Phoenix is strange. Is for me that girl in Las Vegas who might have worked out, but I never called her (oh but there's no regret there, really, the things that worked out there were lovely, and I'm only talking about that longing feeling that starts with a "what-if," but really doesn't hit the back of the heart...)..
But somewhere in my heart, the part that has low expectations, holds out a small hope that suddenly suddenly, and the room will spin and she is there, Phoenix, she's come into the room, and she wants to see everything, and know everything, and she wants to see all the dvds, and draw on everyone's belly, and then she wants to ask questions, and ask more questions, and my questions make her swoony, and she has more questions about my questions, and a long night is ahead. It's the hope. But Phoenix always says she's on the way, but never makes it.
She is nearly there, but will get stopped for a drug charge after they check her tags, and suddenly, she's gone for another 3 months, but she's coming back, and she wants to see me when she's back.
It's always like that, except when it's different, and when it's different, it's stranger. Because even like this weekend, where it's obviously time to move to Berlin, where there is no fake glamour, and some of the artists are smart, Phoenix comes in, and she's got a new look, and she's been reading the Situationists, and it's kind of hot.
But then the night begins, and it's always the same, it's so pleasant to talk to her, she's so elusive, but there's a point in the evening, after she starts to get drunk, and it's past midnight, where her make-up starts to fade, and I see something underneath, something much younger than she looked before, something much more innocent and scared, and something much more needy, and I'm being asked for something unclear, and none of the things I can offer seem to make her calm down. And then, when this game starts to feel ok, and we have roles, and places, and moves, and it's working, she starts to talk about her theories of everything, and it's almost interesting, but somehow goes back to why she likes Barry Goldwater.
And I shake my head at Phoenix, and look at the living ghosts and the dead identities of the locals who have been here for generations and don't get shown in galleries, and it's a longing for an elsewhere that's hard to place.
Phoenix can't come back for a month.
I can't open the door for her.
And then another day opens another revelation, in the form and content of an Afro-Cuban deity whose name is Yeggua; she's the beautiful young virgin in the cosmology, who was living in paradise, then was violated, and relegated to the bottom of the grave, where she eats the flesh of the dead.

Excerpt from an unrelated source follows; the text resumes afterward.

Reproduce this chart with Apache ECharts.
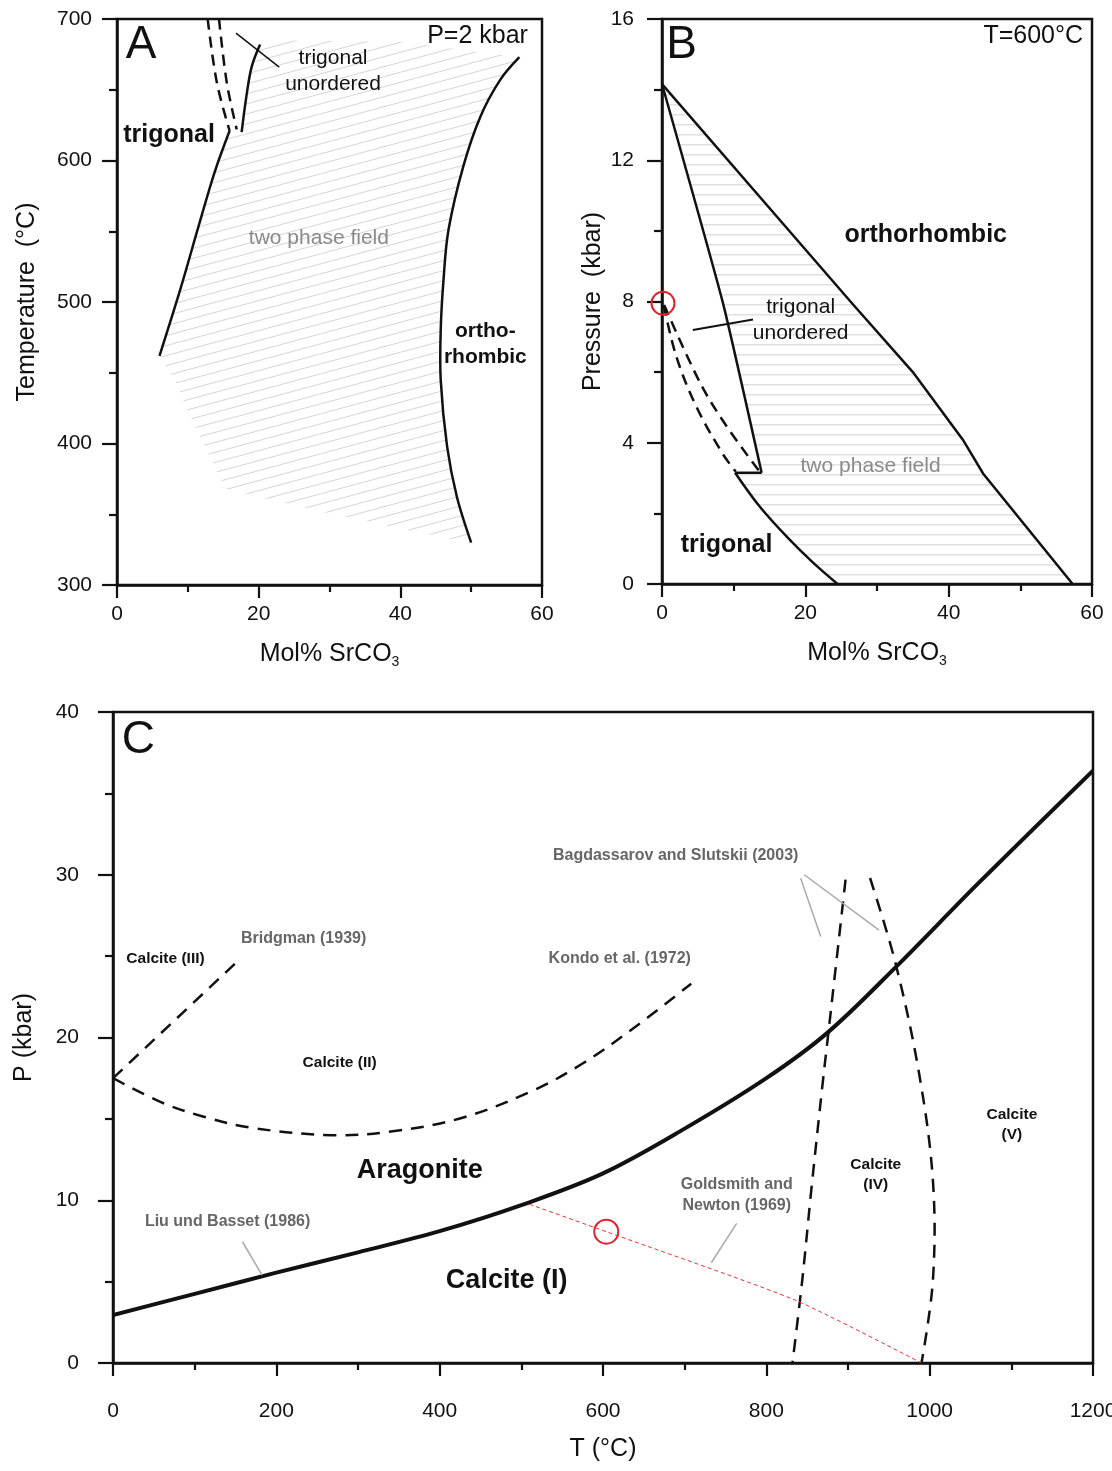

This is a serious and harsh punishment, and lately I am forced to contend with her image and energy, and I wonder, I wonder, if she's the girl on the porch who talks about Barry Goldwater, and wonder if she's got something much deeper, and much more powerful to reveal, and I think that's probably right, it's probably exactly right, Phoenix has more, and it might be endless, like the virgin girl who loves the edge of the beach, it might be elusive, and attractive, and endless, and might open up here, (D.F. is another story, my heart is already there, this time not as a metaphor) or might open up in Berlin, I don't know, but I am chasing rabbits, this is what I do.